The impetus for the expected expansion of mobile payments will be demand for NFC-enabled devices, the report said, as well as consumers desire for stores that are "always on, always, fast and always accessible."
"Growth in the m-payments marketplace will be driven by customers’ increasing need for convenience and the development of a raft of new applications enabling commerce in the palm of our hands," said David Hodgkinson, senior manager in KPMG’s customer and channel consulting team, in a statement on the report.
Hodgkinson said that premium SMS dominates mobile payments now, but contactless and cloud-based services will dominate in the future. By 2015, he said, contactless mobile payments are expected to account for 37 precent of the market.
KPMG's report attributes the acceptance of mobile payments as a viable alternative to other methods to increased use of smartphones as well as retailers recognizing their growing importance to consumers. The report said smartphone shipments worldwide last year had increased to nearly 30 percent of all mobile phone sales, a doubling of the previous year's figure. Additionally, the report said, one in five merchants considered mobile payment capabilities to be "important enough to be their ‘main activity or, at least, a key enabler.'"

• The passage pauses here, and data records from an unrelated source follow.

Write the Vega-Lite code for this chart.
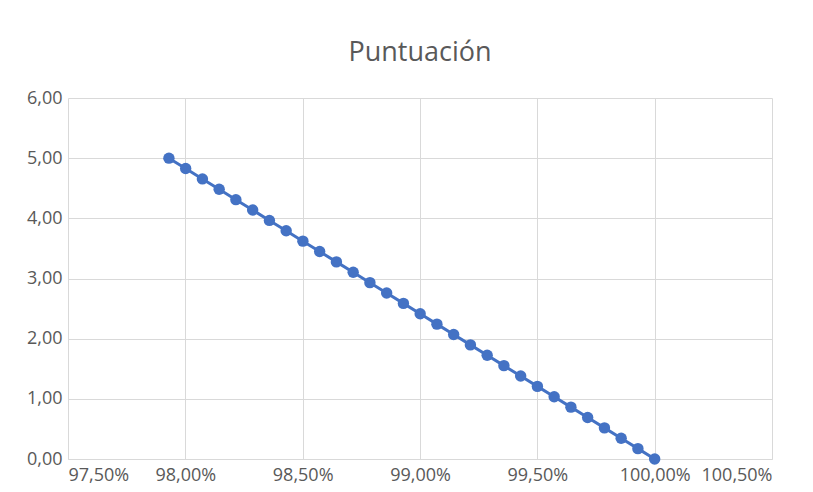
{
  "$schema": "https://vega.github.io/schema/vega-lite/v6.json",
  "width": 704,
  "height": 361,
  "autosize": {"type": "none"},
  "padding": {"left": 68, "top": 98, "right": 41, "bottom": 33},
  "background": "white",
  "title": {"text": "Puntuación", "font": "Open Sans", "fontSize": 27, "fontWeight": "normal", "color": "#595959", "anchor": "middle", "offset": 22},
  "config": {
    "locale": {"number": {"decimal": ",", "thousands": ".", "grouping": [3], "currency": ["", " €"]}},
    "view": {"stroke": null},
    "axis": {"labelFont": "Open Sans", "labelFontSize": 18, "labelColor": "#595959", "gridColor": "#d9d9d9", "gridWidth": 1, "domainColor": "#d9d9d9", "ticks": false, "title": null}
  },
  "data": {"values": [
    {"pct": 0.979300, "score": 5.0000},
    {"pct": 0.980014, "score": 4.8276},
    {"pct": 0.980728, "score": 4.6552},
    {"pct": 0.981441, "score": 4.4828},
    {"pct": 0.982155, "score": 4.3103},
    {"pct": 0.982869, "score": 4.1379},
    {"pct": 0.983583, "score": 3.9655},
    {"pct": 0.984297, "score": 3.7931},
    {"pct": 0.985010, "score": 3.6207},
    {"pct": 0.985724, "score": 3.4483},
    {"pct": 0.986438, "score": 3.2759},
    {"pct": 0.987152, "score": 3.1034},
    {"pct": 0.987866, "score": 2.9310},
    {"pct": 0.988579, "score": 2.7586},
    {"pct": 0.989293, "score": 2.5862},
    {"pct": 0.990007, "score": 2.4138},
    {"pct": 0.990721, "score": 2.2414},
    {"pct": 0.991434, "score": 2.0690},
    {"pct": 0.992148, "score": 1.8966},
    {"pct": 0.992862, "score": 1.7241},
    {"pct": 0.993576, "score": 1.5517},
    {"pct": 0.994290, "score": 1.3793},
    {"pct": 0.995003, "score": 1.2069},
    {"pct": 0.995717, "score": 1.0345},
    {"pct": 0.996431, "score": 0.8621},
    {"pct": 0.997145, "score": 0.6897},
    {"pct": 0.997859, "score": 0.5172},
    {"pct": 0.998572, "score": 0.3448},
    {"pct": 0.999286, "score": 0.1724},
    {"pct": 1.000000, "score": 0.0000}
  ]},
  "encoding": {
    "x": {"field": "pct", "type": "quantitative", "scale": {"domain": [0.975, 1.005], "nice": false, "zero": false},
      "axis": {"values": [0.975, 0.98, 0.985, 0.99, 0.995, 1.0, 1.005], "format": ".2%", "labelPadding": 7, "domain": true}},
    "y": {"field": "score", "type": "quantitative", "scale": {"domain": [0, 6], "nice": false},
      "axis": {"values": [0, 1, 2, 3, 4, 5, 6], "format": ".2f", "labelPadding": 6, "domain": false}}
  },
  "layer": [
    {"mark": {"type": "line", "color": "#4472C4", "strokeWidth": 3}},
    {"mark": {"type": "point", "filled": true, "opacity": 1, "color": "#4472C4", "size": 130}}
  ]
}
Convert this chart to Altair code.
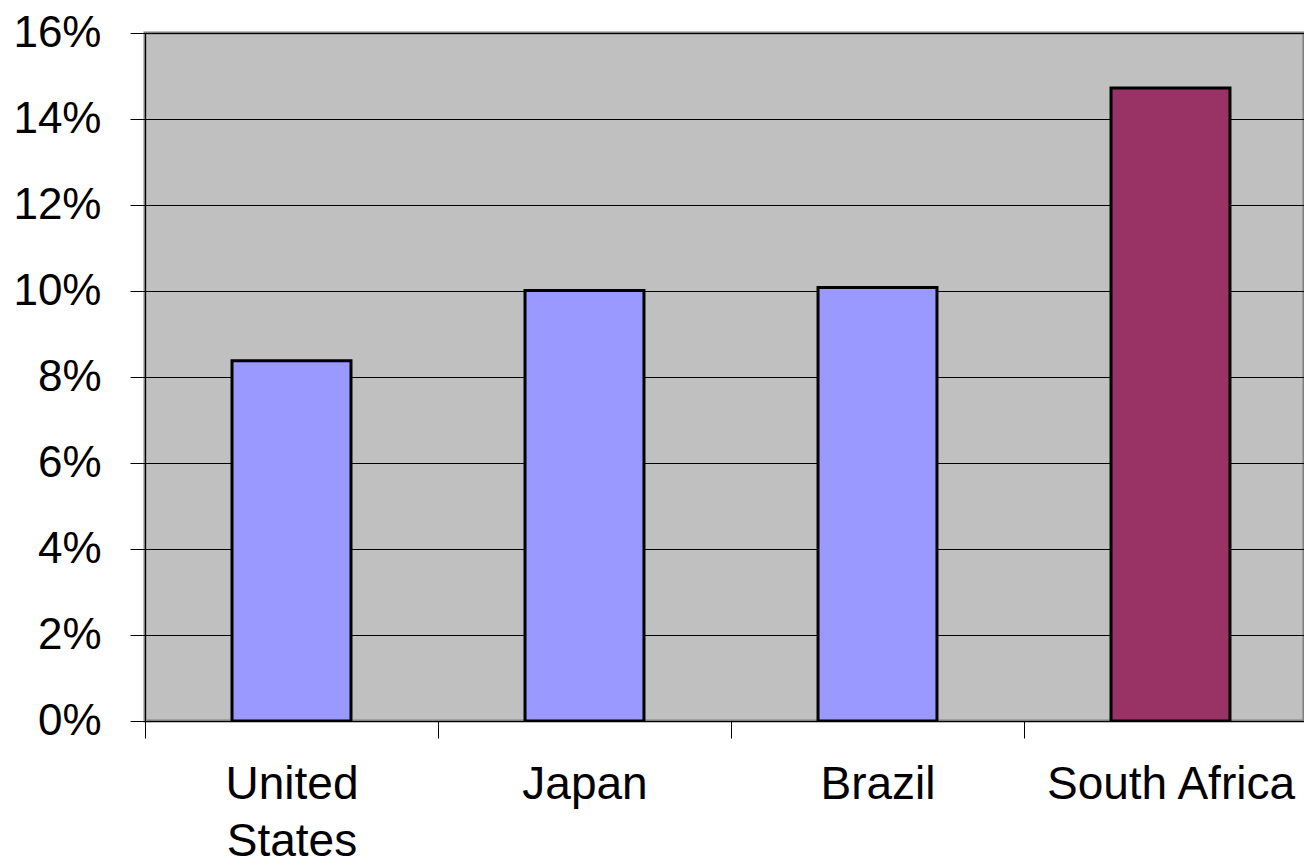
import altair as alt
import pandas as pd

countries = ["United States", "Japan", "Brazil", "South Africa"]
values = [0.0838, 0.1001, 0.1008, 0.1472]
bar_colors = ["#9999FF", "#9999FF", "#9999FF", "#993366"]
y_ticks = [0, 0.02, 0.04, 0.06, 0.08, 0.10, 0.12, 0.14, 0.16]

df = pd.DataFrame({"country": countries, "value": values})

FONT = "Liberation Sans"
STEP = 293

bars = alt.Chart(df).mark_bar(stroke="black", strokeWidth=3, clip=True).encode(
    x=alt.X(
        "country:N",
        sort=countries,
        scale=alt.Scale(range=[0, 4 * STEP], paddingInner=0.594, paddingOuter=0.297),
        axis=alt.Axis(
            title=None,
            labelAngle=0,
            labelFont=FONT,
            labelFontSize=46,
            labelColor="black",
            labelPadding=24,
            labelLineHeight=57,
            labelBaseline="top",
            labelLimit=1000,
            labelExpr="datum.label == 'United States' ? ['United', 'States'] : datum.label",
            tickOffset=-STEP / 2,
            labelOffset=STEP / 2,
            tickSize=17,
            tickColor="black",
            domainColor="black",
            domainWidth=1,
            grid=False,
        ),
    ),
    y=alt.Y(
        "value:Q",
        scale=alt.Scale(domain=[0, 0.16], nice=False),
        axis=alt.Axis(
            title=None,
            values=y_ticks,
            format=".0%",
            labelFont=FONT,
            labelFontSize=44,
            labelColor="black",
            labelPadding=29,
            tickSize=15,
            tickColor="black",
            domainColor="black",
            grid=True,
            gridColor="black",
            gridWidth=1,
            gridOpacity=1,
        ),
    ),
    color=alt.Color(
        "country:N",
        scale=alt.Scale(domain=countries, range=bar_colors),
        legend=None,
    ),
)

chart = bars.properties(
    width=1159,
    height=688,
    autosize=alt.AutoSizeParams(type="none"),
    padding={"left": 145, "top": 33, "right": 0, "bottom": 144},
    background="white",
).configure_view(
    fill="#C0C0C0",
    stroke="#808080",
    strokeWidth=3,
)

chart.save("out.html", embed_options={"renderer": "svg", "actions": False})
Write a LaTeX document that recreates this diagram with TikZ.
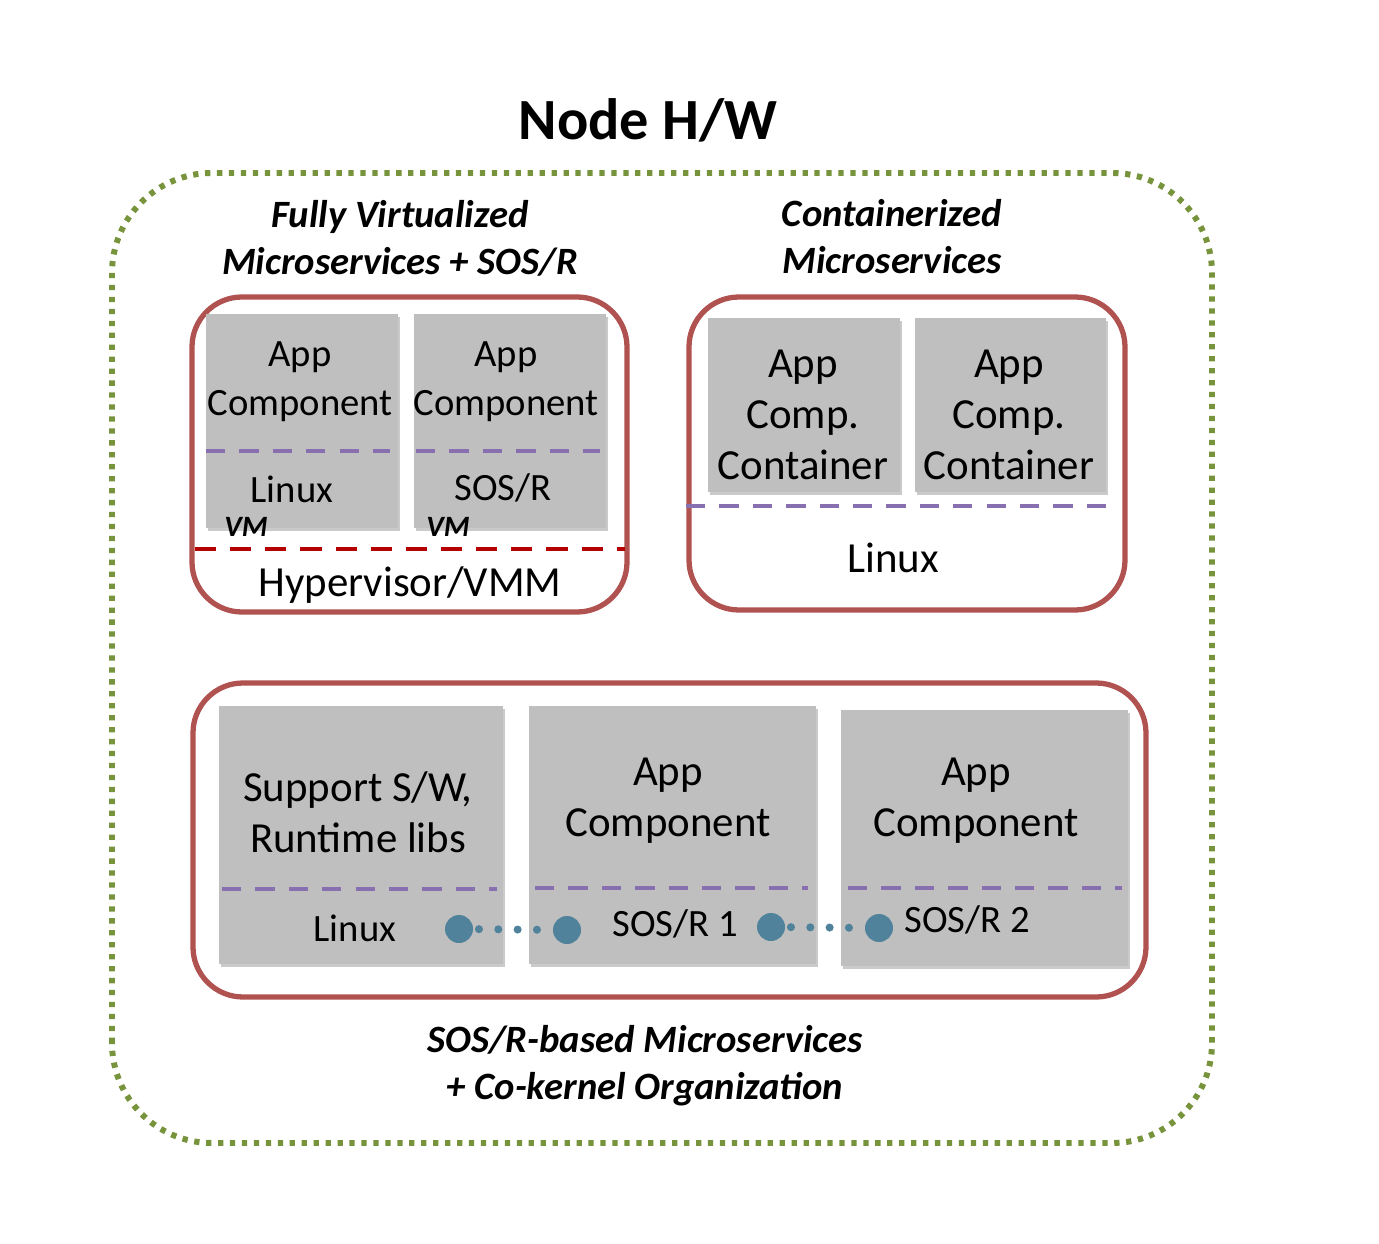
\documentclass[tikz,border=0pt]{standalone}
\usepackage{fontspec}
\setmainfont{Carlito}
\usepackage{tikz}
\usetikzlibrary{positioning, shadows}

\definecolor{hwgreen}{RGB}{119,147,60}
\definecolor{boxred}{RGB}{176,82,80}
\definecolor{vmmred}{RGB}{180,0,0}
\definecolor{layergray}{RGB}{191,191,191}
\definecolor{sepviolet}{RGB}{136,112,176}
\definecolor{linkteal}{RGB}{80,131,155}

\tikzset{
  hwbox/.style={draw=hwgreen, line width=1.7pt, dash pattern=on 1.5pt off 1.9pt, rounded corners=1cm},
  groupbox/.style={draw=boxred, line width=1.5pt, rounded corners=0.5cm},
  layer/.style={fill=layergray, draw=none, inner sep=0pt,
    drop shadow={shadow xshift=0.6pt, shadow yshift=-0.9pt, opacity=0.35, fill=black!60}},
  sepline/.style={draw=sepviolet, line width=1.1pt, dash pattern=on 5.5pt off 4pt},
  vmmline/.style={draw=vmmred, line width=1.1pt, dash pattern=on 6pt off 4pt},
  grouptitle/.style={font=\fontsize{11}{13.4}\selectfont\bfseries\itshape, align=center},
  smalltxt/.style={font=\fontsize{11}{13.9}\selectfont, align=center},
  bigtxt/.style={font=\fontsize{12.2}{14.6}\selectfont, align=center},
  vmtag/.style={font=\fontsize{8.4}{9}\selectfont\bfseries\itshape, inner sep=1pt},
  kernel/.style={circle, fill=linkteal, inner sep=0pt, minimum size=0.28cm},
  colink/.style={draw=linkteal, line width=2.3pt, line cap=round, dash pattern=on 0pt off 5.5pt, shorten <=1.5pt, shorten >=2.8pt}
}

\begin{document}
\begin{tikzpicture}
\useasboundingbox (0,0) rectangle (13.79,12.43);

% node hardware
\node[font=\fontsize{16.6}{20}\selectfont\bfseries] (title) at (6.48,11.23) {Node H/W};
\draw[hwbox] (1.12,1.00) rectangle (12.12,10.70);

% fully virtualized
\node[grouptitle] (fvtitle) at (4.00,10.05) {Fully Virtualized\\Microservices + SOS/R};
\draw[groupbox] (1.92,6.31) rectangle (6.27,9.46);
\node[layer, minimum width=1.92cm, minimum height=2.14cm] (vmA) at (3.02,8.22) {};
\node[layer, minimum width=1.92cm, minimum height=2.14cm] (vmB) at (5.10,8.22) {};
\draw[sepline] (2.06,7.92) -- (3.90,7.92);
\draw[sepline] (4.16,7.92) -- (6.00,7.92);
\node[smalltxt] (vmAapp) at (3.00,8.61) {App\\Component};
\node[smalltxt] (vmBapp) at (5.06,8.61) {App\\Component};
\node[smalltxt] (vmAos) at (2.92,7.54) {Linux};
\node[smalltxt] (vmBos) at (5.03,7.55) {SOS/R};
\node[vmtag] (vmAtag) at (2.46,7.16) {VM};
\node[vmtag] (vmBtag) at (4.48,7.16) {VM};
\draw[vmmline] (1.95,6.94) -- (6.25,6.94);
\node[bigtxt] (vmm) at (4.10,6.58) {Hypervisor/VMM};

% containerized
\node[grouptitle] (cttitle) at (8.92,10.06) {Containerized\\Microservices};
\draw[groupbox] (6.89,6.33) rectangle (11.25,9.46);
\node[layer, minimum width=1.92cm, minimum height=1.74cm] (ctA) at (8.04,8.38) {};
\node[layer, minimum width=1.91cm, minimum height=1.74cm] (ctB) at (10.105,8.38) {};
\node[bigtxt] (ctAtxt) at (8.03,8.28) {App\\Comp.\\Container};
\node[bigtxt] (ctBtxt) at (10.09,8.28) {App\\Comp.\\Container};
\draw[sepline] (6.86,7.37) -- (11.13,7.37);
\node[bigtxt] (ctos) at (8.93,6.85) {Linux};

% co-kernel organization
\draw[groupbox] (1.93,2.46) rectangle (11.46,5.60);
\node[layer, minimum width=2.84cm, minimum height=2.58cm] (sup) at (3.61,4.08) {};
\node[layer, minimum width=2.87cm, minimum height=2.58cm] (appA) at (6.725,4.08) {};
\node[layer, minimum width=2.87cm, minimum height=2.56cm] (appB) at (9.845,4.05) {};
\draw[sepline] (2.22,3.54) -- (4.97,3.54);
\draw[sepline] (5.35,3.55) -- (8.08,3.55);
\draw[sepline] (8.48,3.55) -- (11.22,3.55);
\node[bigtxt] (suptxt) at (3.58,4.31) {Support S/W,\\Runtime libs};
\node[bigtxt] (appAtxt) at (6.68,4.42) {App\\Component};
\node[bigtxt] (appBtxt) at (9.76,4.42) {App\\Component};
\node[smalltxt] (supos) at (3.55,3.15) {Linux};
\node[smalltxt] (appAos) at (6.75,3.19) {SOS/R 1};
\node[smalltxt] (appBos) at (9.67,3.23) {SOS/R 2};

% kernel links
\node[kernel] (k1) at (4.59,3.14) {};
\node[kernel] (k2) at (5.67,3.13) {};
\node[kernel] (k3) at (7.71,3.16) {};
\node[kernel] (k4) at (8.79,3.15) {};
\draw[colink] (k1) -- (k2);
\draw[colink] (k3) -- (k4);

\node[grouptitle] (cktitle) at (6.45,1.77) {SOS/R-based Microservices\\+ Co-kernel Organization};
\end{tikzpicture}
\end{document}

All of this is good news for companies in mobile payments, but the question of who will emerge as an m-payment winner is still wide open, KPMG said.
"There is certainly scope for collaboration between smartphone manufacturers, telecom companies and retailers but the big, unanswered question revolves around who the customer will trust with their data and their m-cash," said Gerry Penfold, partner within KPMG Risk Consulting. "Battle lines will be drawn around issues such as security, infrastructure and interoperability of devices."
Penfold said consumers will look for speed and security while technology and telecom companies will be concerned about speed to market.
"Clearly, though the winners will be the companies that can provide the richest consumer experience with the greatest convenience," Penfold said.